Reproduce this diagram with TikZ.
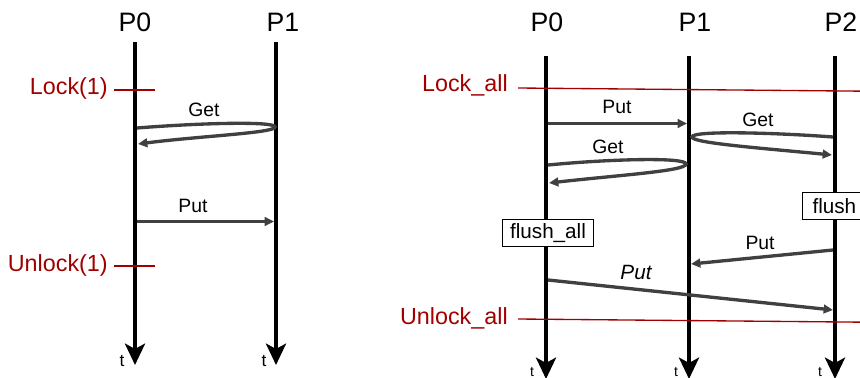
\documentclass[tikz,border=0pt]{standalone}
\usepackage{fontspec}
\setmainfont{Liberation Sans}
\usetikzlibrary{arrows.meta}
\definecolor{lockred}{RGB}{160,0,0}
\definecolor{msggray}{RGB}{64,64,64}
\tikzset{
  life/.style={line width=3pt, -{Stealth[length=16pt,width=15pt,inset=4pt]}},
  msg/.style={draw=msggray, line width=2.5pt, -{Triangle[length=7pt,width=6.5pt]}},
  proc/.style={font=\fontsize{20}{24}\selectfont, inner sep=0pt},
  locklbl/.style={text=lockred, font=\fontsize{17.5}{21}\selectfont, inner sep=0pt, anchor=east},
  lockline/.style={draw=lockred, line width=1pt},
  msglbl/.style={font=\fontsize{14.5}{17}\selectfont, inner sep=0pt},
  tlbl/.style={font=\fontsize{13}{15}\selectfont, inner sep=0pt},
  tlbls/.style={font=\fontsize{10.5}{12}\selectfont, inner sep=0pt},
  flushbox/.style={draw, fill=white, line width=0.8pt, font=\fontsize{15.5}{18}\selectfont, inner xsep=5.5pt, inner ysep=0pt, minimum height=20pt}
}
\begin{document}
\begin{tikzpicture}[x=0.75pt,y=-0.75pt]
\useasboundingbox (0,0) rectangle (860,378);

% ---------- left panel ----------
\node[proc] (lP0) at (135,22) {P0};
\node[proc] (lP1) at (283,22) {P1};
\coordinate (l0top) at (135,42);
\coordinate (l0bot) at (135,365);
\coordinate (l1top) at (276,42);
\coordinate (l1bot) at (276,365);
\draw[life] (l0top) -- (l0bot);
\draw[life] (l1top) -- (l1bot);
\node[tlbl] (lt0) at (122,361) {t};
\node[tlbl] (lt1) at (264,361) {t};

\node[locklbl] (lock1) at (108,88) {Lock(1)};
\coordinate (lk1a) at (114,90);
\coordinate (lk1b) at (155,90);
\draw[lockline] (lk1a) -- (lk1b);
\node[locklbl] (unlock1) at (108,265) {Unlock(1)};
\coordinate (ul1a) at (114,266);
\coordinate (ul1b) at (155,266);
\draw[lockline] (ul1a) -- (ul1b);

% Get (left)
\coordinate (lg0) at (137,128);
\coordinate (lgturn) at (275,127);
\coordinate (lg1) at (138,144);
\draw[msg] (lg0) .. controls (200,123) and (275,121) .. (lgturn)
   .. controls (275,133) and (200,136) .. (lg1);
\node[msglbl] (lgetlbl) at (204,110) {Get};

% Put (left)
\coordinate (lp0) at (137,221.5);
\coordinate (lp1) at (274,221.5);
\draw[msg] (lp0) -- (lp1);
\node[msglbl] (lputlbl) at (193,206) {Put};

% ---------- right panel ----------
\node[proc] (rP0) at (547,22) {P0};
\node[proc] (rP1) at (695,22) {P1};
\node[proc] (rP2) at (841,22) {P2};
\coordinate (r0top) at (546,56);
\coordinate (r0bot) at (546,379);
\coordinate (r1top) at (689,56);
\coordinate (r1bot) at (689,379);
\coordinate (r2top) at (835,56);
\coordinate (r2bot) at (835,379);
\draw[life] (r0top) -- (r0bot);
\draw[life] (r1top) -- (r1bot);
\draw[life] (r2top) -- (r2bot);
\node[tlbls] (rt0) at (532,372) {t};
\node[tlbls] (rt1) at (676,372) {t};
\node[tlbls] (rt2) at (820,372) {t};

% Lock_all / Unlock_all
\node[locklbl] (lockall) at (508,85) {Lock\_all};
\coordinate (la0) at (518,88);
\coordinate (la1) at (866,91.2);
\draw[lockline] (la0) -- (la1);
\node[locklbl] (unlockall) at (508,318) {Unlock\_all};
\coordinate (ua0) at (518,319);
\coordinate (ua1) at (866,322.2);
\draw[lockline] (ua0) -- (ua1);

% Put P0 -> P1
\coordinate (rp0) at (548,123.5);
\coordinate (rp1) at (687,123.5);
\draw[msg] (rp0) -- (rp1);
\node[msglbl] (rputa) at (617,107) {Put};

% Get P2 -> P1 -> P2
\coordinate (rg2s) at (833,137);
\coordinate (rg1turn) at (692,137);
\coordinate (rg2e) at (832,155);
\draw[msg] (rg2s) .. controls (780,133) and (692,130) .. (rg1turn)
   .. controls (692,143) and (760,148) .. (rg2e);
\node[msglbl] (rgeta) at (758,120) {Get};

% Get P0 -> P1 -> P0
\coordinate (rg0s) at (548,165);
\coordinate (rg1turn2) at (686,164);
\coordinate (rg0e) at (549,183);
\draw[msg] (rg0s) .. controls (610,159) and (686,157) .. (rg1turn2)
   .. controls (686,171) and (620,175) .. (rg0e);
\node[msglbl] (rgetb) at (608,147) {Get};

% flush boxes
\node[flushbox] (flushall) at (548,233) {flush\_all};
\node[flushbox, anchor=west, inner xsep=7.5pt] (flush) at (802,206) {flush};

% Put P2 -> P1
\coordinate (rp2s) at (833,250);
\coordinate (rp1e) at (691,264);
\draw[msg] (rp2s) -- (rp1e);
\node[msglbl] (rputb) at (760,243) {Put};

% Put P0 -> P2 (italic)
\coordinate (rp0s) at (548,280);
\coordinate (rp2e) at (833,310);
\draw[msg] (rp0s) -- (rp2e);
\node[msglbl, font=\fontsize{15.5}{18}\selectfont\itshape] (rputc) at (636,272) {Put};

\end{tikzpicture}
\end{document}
————
■ **GIVEN REQUEST**: Repeat the lines above exactly, and keep every picture out.

■ **COMPLETED EXERCISE**:
Reproduce this diagram with TikZ.
\documentclass[tikz,border=0pt]{standalone}
\usepackage{fontspec}
\setmainfont{Liberation Sans}
\usetikzlibrary{arrows.meta}
\definecolor{lockred}{RGB}{160,0,0}
\definecolor{msggray}{RGB}{64,64,64}
\tikzset{
  life/.style={line width=3pt, -{Stealth[length=16pt,width=15pt,inset=4pt]}},
  msg/.style={draw=msggray, line width=2.5pt, -{Triangle[length=7pt,width=6.5pt]}},
  proc/.style={font=\fontsize{20}{24}\selectfont, inner sep=0pt},
  locklbl/.style={text=lockred, font=\fontsize{17.5}{21}\selectfont, inner sep=0pt, anchor=east},
  lockline/.style={draw=lockred, line width=1pt},
  msglbl/.style={font=\fontsize{14.5}{17}\selectfont, inner sep=0pt},
  tlbl/.style={font=\fontsize{13}{15}\selectfont, inner sep=0pt},
  tlbls/.style={font=\fontsize{10.5}{12}\selectfont, inner sep=0pt},
  flushbox/.style={draw, fill=white, line width=0.8pt, font=\fontsize{15.5}{18}\selectfont, inner xsep=5.5pt, inner ysep=0pt, minimum height=20pt}
}
\begin{document}
\begin{tikzpicture}[x=0.75pt,y=-0.75pt]
\useasboundingbox (0,0) rectangle (860,378);

% ---------- left panel ----------
\node[proc] (lP0) at (135,22) {P0};
\node[proc] (lP1) at (283,22) {P1};
\coordinate (l0top) at (135,42);
\coordinate (l0bot) at (135,365);
\coordinate (l1top) at (276,42);
\coordinate (l1bot) at (276,365);
\draw[life] (l0top) -- (l0bot);
\draw[life] (l1top) -- (l1bot);
\node[tlbl] (lt0) at (122,361) {t};
\node[tlbl] (lt1) at (264,361) {t};

\node[locklbl] (lock1) at (108,88) {Lock(1)};
\coordinate (lk1a) at (114,90);
\coordinate (lk1b) at (155,90);
\draw[lockline] (lk1a) -- (lk1b);
\node[locklbl] (unlock1) at (108,265) {Unlock(1)};
\coordinate (ul1a) at (114,266);
\coordinate (ul1b) at (155,266);
\draw[lockline] (ul1a) -- (ul1b);

% Get (left)
\coordinate (lg0) at (137,128);
\coordinate (lgturn) at (275,127);
\coordinate (lg1) at (138,144);
\draw[msg] (lg0) .. controls (200,123) and (275,121) .. (lgturn)
   .. controls (275,133) and (200,136) .. (lg1);
\node[msglbl] (lgetlbl) at (204,110) {Get};

% Put (left)
\coordinate (lp0) at (137,221.5);
\coordinate (lp1) at (274,221.5);
\draw[msg] (lp0) -- (lp1);
\node[msglbl] (lputlbl) at (193,206) {Put};

% ---------- right panel ----------
\node[proc] (rP0) at (547,22) {P0};
\node[proc] (rP1) at (695,22) {P1};
\node[proc] (rP2) at (841,22) {P2};
\coordinate (r0top) at (546,56);
\coordinate (r0bot) at (546,379);
\coordinate (r1top) at (689,56);
\coordinate (r1bot) at (689,379);
\coordinate (r2top) at (835,56);
\coordinate (r2bot) at (835,379);
\draw[life] (r0top) -- (r0bot);
\draw[life] (r1top) -- (r1bot);
\draw[life] (r2top) -- (r2bot);
\node[tlbls] (rt0) at (532,372) {t};
\node[tlbls] (rt1) at (676,372) {t};
\node[tlbls] (rt2) at (820,372) {t};

% Lock_all / Unlock_all
\node[locklbl] (lockall) at (508,85) {Lock\_all};
\coordinate (la0) at (518,88);
\coordinate (la1) at (866,91.2);
\draw[lockline] (la0) -- (la1);
\node[locklbl] (unlockall) at (508,318) {Unlock\_all};
\coordinate (ua0) at (518,319);
\coordinate (ua1) at (866,322.2);
\draw[lockline] (ua0) -- (ua1);

% Put P0 -> P1
\coordinate (rp0) at (548,123.5);
\coordinate (rp1) at (687,123.5);
\draw[msg] (rp0) -- (rp1);
\node[msglbl] (rputa) at (617,107) {Put};

% Get P2 -> P1 -> P2
\coordinate (rg2s) at (833,137);
\coordinate (rg1turn) at (692,137);
\coordinate (rg2e) at (832,155);
\draw[msg] (rg2s) .. controls (780,133) and (692,130) .. (rg1turn)
   .. controls (692,143) and (760,148) .. (rg2e);
\node[msglbl] (rgeta) at (758,120) {Get};

% Get P0 -> P1 -> P0
\coordinate (rg0s) at (548,165);
\coordinate (rg1turn2) at (686,164);
\coordinate (rg0e) at (549,183);
\draw[msg] (rg0s) .. controls (610,159) and (686,157) .. (rg1turn2)
   .. controls (686,171) and (620,175) .. (rg0e);
\node[msglbl] (rgetb) at (608,147) {Get};

% flush boxes
\node[flushbox] (flushall) at (548,233) {flush\_all};
\node[flushbox, anchor=west, inner xsep=7.5pt] (flush) at (802,206) {flush};

% Put P2 -> P1
\coordinate (rp2s) at (833,250);
\coordinate (rp1e) at (691,264);
\draw[msg] (rp2s) -- (rp1e);
\node[msglbl] (rputb) at (760,243) {Put};

% Put P0 -> P2 (italic)
\coordinate (rp0s) at (548,280);
\coordinate (rp2e) at (833,310);
\draw[msg] (rp0s) -- (rp2e);
\node[msglbl, font=\fontsize{15.5}{18}\selectfont\itshape] (rputc) at (636,272) {Put};

\end{tikzpicture}
\end{document}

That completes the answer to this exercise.